Hans Hägerdal

New publication: Colonial Encounters and Slavery in Early Modern Asia

Cover image, showing a 18th century Balinese slave in colonial Batavia

This is a volume edited by Daniel Domingos da Silva, Hans Hägerdal, Angelina Kalashnikova, and Filipa Ribeiro da Silva, published in December 2025 on Leiden University Press. The essays derive from a conference held at Teleborg Castle in 2023, part of the ESTA project (Exploring Slave Trade in Asia) where Concurrences is represented via Hans Hägerdal. The book asks what happened when European colonialism coopted or confronted societies in Asia and the Indian Ocean World for the purpose of slaving, and what tools can be applied to analyse this.

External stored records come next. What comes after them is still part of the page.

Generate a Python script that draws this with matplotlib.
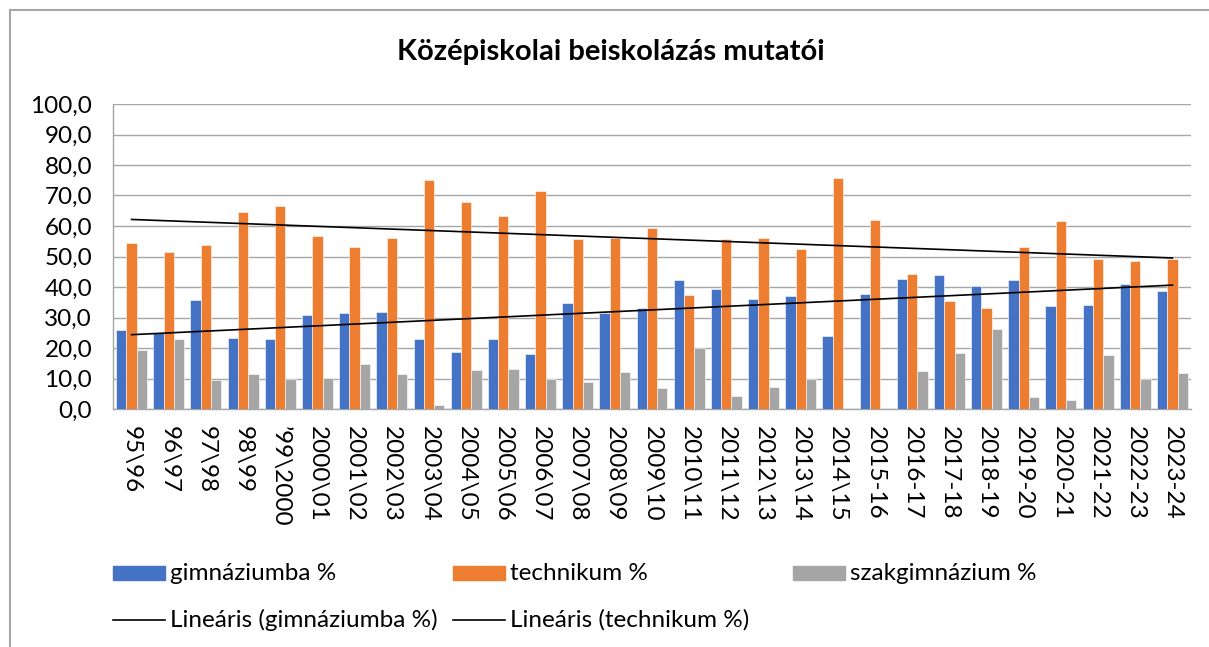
import matplotlib
matplotlib.use("Agg")
import matplotlib.pyplot as plt
import numpy as np
from matplotlib.patches import Rectangle
from matplotlib.lines import Line2D

plt.rcParams['font.family'] = ['Lato', 'DejaVu Sans']

labels = ["95\\96", "96\\97", "97\\98", "98\\99", "\u201999\\2000", "2000\\01", "2001\\02",
          "2002\\03", "2003\\04", "2004\\05", "2005\\06", "2006\\07", "2007\\08", "2008\\09",
          "2009\\10", "2010\\11", "2011\\12", "2012\\13", "2013\\14", "2014\\15", "2015-16",
          "2016-17", "2017-18", "2018-19", "2019-20", "2020-21", "2021-22", "2022-23", "2023-24"]
gimnazium = [25.8, 25.0, 35.8, 23.2, 23.0, 30.9, 31.5, 31.7, 23.1, 18.7, 23.0, 18.0, 34.9, 31.6,
             33.2, 42.4, 39.2, 36.2, 37.2, 23.9, 37.6, 42.7, 43.8, 40.2, 42.3, 33.7, 34.1, 40.9, 38.7]
technikum = [54.3, 51.5, 53.9, 64.6, 66.4, 56.8, 53.0, 56.2, 75.0, 67.9, 63.2, 71.4, 55.6, 56.0,
             59.5, 37.4, 55.7, 56.1, 52.3, 75.6, 62.1, 44.4, 35.3, 33.2, 53.2, 61.7, 49.2, 48.5, 49.1]
szakgimnazium = [19.2, 22.8, 9.6, 11.6, 9.9, 10.3, 14.9, 11.4, 1.2, 12.9, 13.2, 9.9, 9.0, 12.2,
                 6.8, 19.9, 4.4, 7.1, 9.9, 0.0, 0.0, 12.5, 18.5, 26.1, 4.0, 2.8, 17.7, 9.9, 11.8]

blue, orange, gray = "#4472C4", "#ED7D31", "#A5A5A5"
W, H = 1209, 647
fs = 17.5

fig = plt.figure(figsize=(W / 100, H / 100), dpi=100)
ax = fig.add_axes([113 / W, 1 - 409 / H, (1191 - 113) / W, (409 - 104) / H])

x = np.arange(len(labels))
w = 0.277
ax.bar(x - w, gimnazium, w, color=blue, edgecolor="white", linewidth=0.4, zorder=3)
ax.bar(x, technikum, w, color=orange, edgecolor="white", linewidth=0.4, zorder=3)
ax.bar(x + w, szakgimnazium, w, color=gray, edgecolor="white", linewidth=0.4, zorder=3)

# linear trendlines
for vals in (gimnazium, technikum):
    k, b = np.polyfit(x, vals, 1)
    ax.plot(x, k * x + b, color="black", lw=1.2, zorder=4)

ax.set_xlim(-0.5, len(labels) - 0.5)
ax.set_ylim(0, 100)
ax.set_yticks(np.arange(0, 101, 10))
ax.set_yticklabels([f"{v:.1f}".replace(".", ",") for v in np.arange(0, 101, 10)])
ax.set_xticks(x)
ax.set_xticklabels(labels, rotation=-90, ha="center", va="top")
ax.tick_params(axis="y", length=0, pad=15, labelsize=fs)
ax.tick_params(axis="x", length=0, pad=12, labelsize=fs)
ax.grid(axis="y", color="#A6A6A6", lw=1.0, zorder=0)
for s in ("top", "right"):
    ax.spines[s].set_visible(False)
for s in ("left", "bottom"):
    ax.spines[s].set_color("#A6A6A6")
    ax.spines[s].set_linewidth(1.0)

fig.text(611 / W, 1 - 52 / H, "Középiskolai beiskolázás mutatói", ha="center", va="center",
         fontsize=21, fontweight="bold")

# chart border
fig.add_artist(Line2D([10 / W, 1], [1 - 10 / H] * 2, color="#A6A6A6", lw=1.5))
fig.add_artist(Line2D([10 / W] * 2, [0, 1 - 10 / H], color="#A6A6A6", lw=1.5))

# legend
row1, row2 = 573, 620
items = [(113, blue, "gimnáziumba %"), (453, orange, "technikum %"), (793, gray, "szakgimnázium %")]
for px, c, t in items:
    fig.add_artist(Rectangle((px / W, 1 - (row1 + 7) / H), 52 / W, 14 / H, color=c))
    fig.text((px + 57) / W, 1 - row1 / H, t, ha="left", va="center", fontsize=fs)
for px, t in [(113, "Lineáris (gimnáziumba %)"), (453, "Lineáris (technikum %)")]:
    fig.add_artist(Line2D([px / W, (px + 52) / W], [1 - row2 / H] * 2, color="black", lw=1.2))
    fig.text((px + 57) / W, 1 - row2 / H, t, ha="left", va="center", fontsize=fs)

fig.savefig("out.png", dpi=100)
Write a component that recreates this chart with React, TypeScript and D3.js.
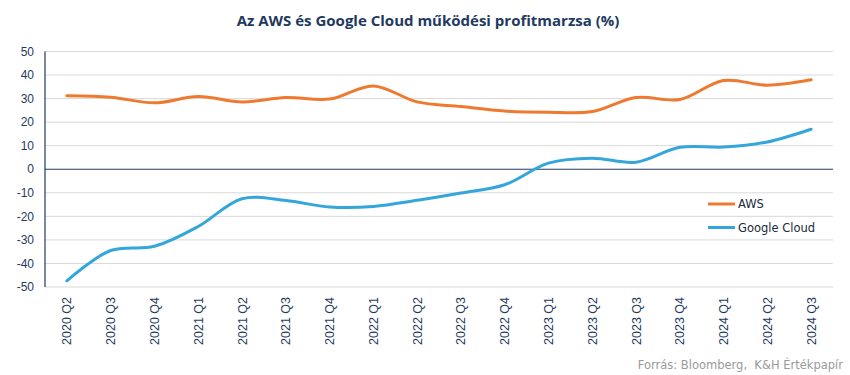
import React from "react";
import * as d3 from "d3";

const categories = [
  "2020 Q2", "2020 Q3", "2020 Q4", "2021 Q1", "2021 Q2", "2021 Q3", "2021 Q4",
  "2022 Q1", "2022 Q2", "2022 Q3", "2022 Q4", "2023 Q1", "2023 Q2", "2023 Q3",
  "2023 Q4", "2024 Q1", "2024 Q2", "2024 Q3",
];
const awsValues = [31.2, 30.6, 28.2, 30.9, 28.6, 30.5, 29.8, 35.4, 28.6, 26.6, 24.7, 24.2, 24.5, 30.5, 29.6, 37.7, 35.7, 38.0];
const googleValues = [-47.4, -34.5, -32.7, -24.3, -12.5, -13.3, -16.0, -15.8, -13.2, -10.1, -6.6, 2.6, 4.7, 3.0, 9.3, 9.4, 11.6, 17.0];
const yTicks = [50, 40, 30, 20, 10, 0, -10, -20, -30, -40, -50];
const seriesNames = ["AWS", "Google Cloud"];
const seriesColors = ["#EE7A30", "#34A6DB"];
const title = "Az AWS és Google Cloud működési profitmarzsa (%)";
const source = "Forrás: Bloomberg,  K&H Értékpapír";

export default function App() {
  const W = 850, H = 375;
  const left = 45, right = 833, top = 51.5, bottom = 287;
  const x = d3.scaleBand<string>().domain(categories).range([left, right]);
  const y = d3.scaleLinear().domain([-50, 50]).range([bottom, top]);
  const cx = (c: string) => (x(c) as number) + x.bandwidth() / 2;
  const line = d3
    .line<number>()
    .x((_, i) => cx(categories[i]))
    .y((d) => y(d))
    .curve(d3.curveCatmullRom.alpha(0.5));
  const series = [awsValues, googleValues];
  const navy = "#1F3A5F";
  return (
    <svg width={W} height={H} style={{ position: "absolute", left: 0, top: 0 }}>
      <rect width={W} height={H} fill="#fff" />
      <text x={428} y={26} textAnchor="middle" fontFamily="'Open Sans', sans-serif" fontWeight="bold" fontSize={15} fill={navy}>
        {title}
      </text>
      {yTicks.map((t) => (
        <g key={t}>
          {t !== 0 && (
            <line x1={left} x2={right} y1={y(t)} y2={y(t)} stroke="#D9D9D9" strokeWidth={1} />
          )}
          <text x={34} y={y(t)} dy="0.35em" textAnchor="end" fontFamily="'Liberation Sans', Arial, sans-serif" fontSize={12} fill={navy}>
            {t}
          </text>
        </g>
      ))}
      <line x1={left} x2={right} y1={y(0)} y2={y(0)} stroke={navy} strokeWidth={1.2} />
      <line x1={left} x2={left} y1={top} y2={bottom} stroke={navy} strokeWidth={1.2} />
      {categories.map((c) => (
        <text
          key={c}
          transform={`translate(${cx(c) + 4.5},297) rotate(-90)`}
          textAnchor="end"
          fontFamily="'Liberation Sans', Arial, sans-serif"
          fontSize={12.5}
          fill={navy}
        >
          {c}
        </text>
      ))}
      {series.map((s, i) => (
        <path key={i} d={line(s) || ""} fill="none" stroke={seriesColors[i]} strokeWidth={3} strokeLinecap="round" />
      ))}
      {seriesNames.map((n, i) => (
        <g key={n}>
          <line x1={708} x2={735} y1={204 + i * 23.5} y2={204 + i * 23.5} stroke={seriesColors[i]} strokeWidth={3} />
          <text x={738} y={204 + i * 23.5} dy="0.35em" fontFamily="'DejaVu Sans', Verdana, sans-serif" fontSize={11.5} fill="#1a2a3a">
            {n}
          </text>
        </g>
      ))}
      <text x={843} y={369} textAnchor="end" fontFamily="'DejaVu Sans', Verdana, sans-serif" fontSize={11.5} fill="#9a9a9a" style={{ whiteSpace: "pre" }}>
        {source}
      </text>
    </svg>
  );
}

For several hundred years after 1498, seafaring European powers were involved in an increasingly fine-tuned network of commercial relations along the coastlands of the Indian Ocean World and Asia, while Russia steadily expanded into North Asia. A sombre but economically significant part of all this was the trade and employment of enslaved people which flourished until relatively modern times and was partly handled through colonial supervision. This edited volume brings together scholarship about regional histories of colonialism, slavery, and slave trade, including related forms of forced labour and relocation in Asia and the wider Indian Ocean region. The ten chapters feature case studies from the Indian Ocean islands, India, Sri Lanka, Siberia, and Southeast Asia, ranging from the 16th to 19th centuries. The chapters highlight the variety of strategies of slaving that evolved when early colonial and commercial organizations met with local or regional slaving regimes. Additionally, the authors highlight cutting-edge methods of database creation and analysis that are revolutionizing our knowledge of the slaving circuits, indicating that numbers of people transported reached almost the level of the infamous Atlantic slave trade.